The Research Caught a Insight the College’s Own Pages Missed

During tree testing, two programs behaved oddly: students expected them as majors, matching how the majors pages presented them, but that didn’t reconcile with how the departments described their own degrees. I followed the signal into supplemental conversations with Admissions - and learned the two programs were officially still minors, published as majors while a multi-year university reclassification worked through governance.

That is the part that proves the method. A rigorous discovery process surfaced a real content-accuracy gap the college didn’t know it had - something no amount of visual polish would have caught. I wasn’t relabeling a list; I was building a process that could tell the organization something true about itself.

What I Designed and Led

This was hands-on authorship, not delegated direction. I designed every wireframe and interaction decision, then directed two engineers through implementation.

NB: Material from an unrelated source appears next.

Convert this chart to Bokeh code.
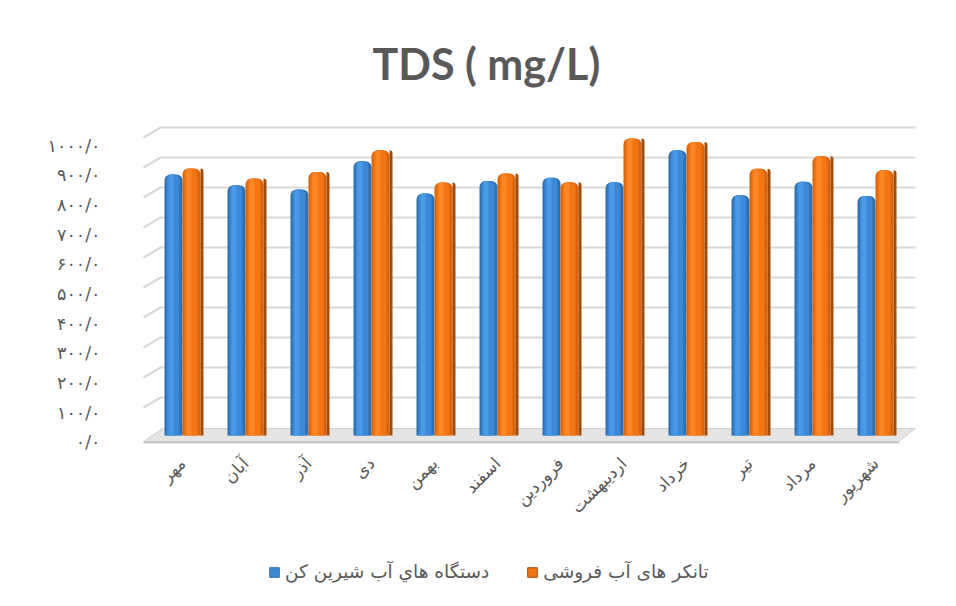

  • the full responsive Program Explorer - program cards, filtering, sorting, and in-experience detail views
  • interest-based discovery and cross-department related-programs surfacing
  • Direct Apply and Advisor Contact calls to action
  • accessibility built into the interaction model (WCAG 2.1 AA), including treating each card as a single element to cut screen-reader verbosity
  • the structured Drupal content model so one program record could power the whole experience
  • the related-programs workshop, stakeholder alignment across 9 departments, and launch coordination

One Program Record, the Whole Experience

The Explorer was a content system, not a one-off page. I defined a structured Drupal model so a single program record supplied its card, its filters and sorting, its detail view, its related-program links, and its calls to action - which is what let the catalog keep growing without hand-maintaining disconnected pages.

Structured content model diagram showing one Drupal program record powering cards, filters, detail views, related programs, and calls to action.
One structured Drupal record powering cards, filters, detail views, related programs, and calls to action.
Diagram details: structured content model

The diagram shows how one structured Drupal record supported multiple parts of the student experience.

  • Each program record supplied the content for program cards and detail views.
  • Structured fields powered filters, sorting, degree-type display, and interest-area relationships.
  • Related-program mappings connected each program to other relevant options across departments.
  • Centralizing the content reduced duplicated maintenance and let the Explorer scale as programs changed.

Outcome: A Discovery Model That Kept Scaling

The strongest proof the model worked is that the organization kept using it. It shipped in roughly 6–8 months and stayed live in essentially the same public-facing form years later - and it absorbed real catalog growth without a redesign: certificate offerings climbed from 16 to 43 inside a catalog that reached 126 program options, and the structured model took the growth in stride.

Directional signals. A saved tree-testing task showed 96% success and 96% directness for the interest-based IA, and a GA4 path report showed 11,055 Explorer sessions with users moving deeper into program areas. Both point the same way; neither is a controlled study. The ACES idea also later informed a shared program/course repository between the College of Education and Gies College of Business.

What I don’t claim. Institutional privacy rules prevented tying Explorer usage to applications or enrollment, so I make no conversion claim. If I were setting the measurement plan today, I’d pair UX signals - task success, mobile completion, filter usage, related-program click-through - with operational ones like reduced advising confusion and avoided redesign work as the catalog grew.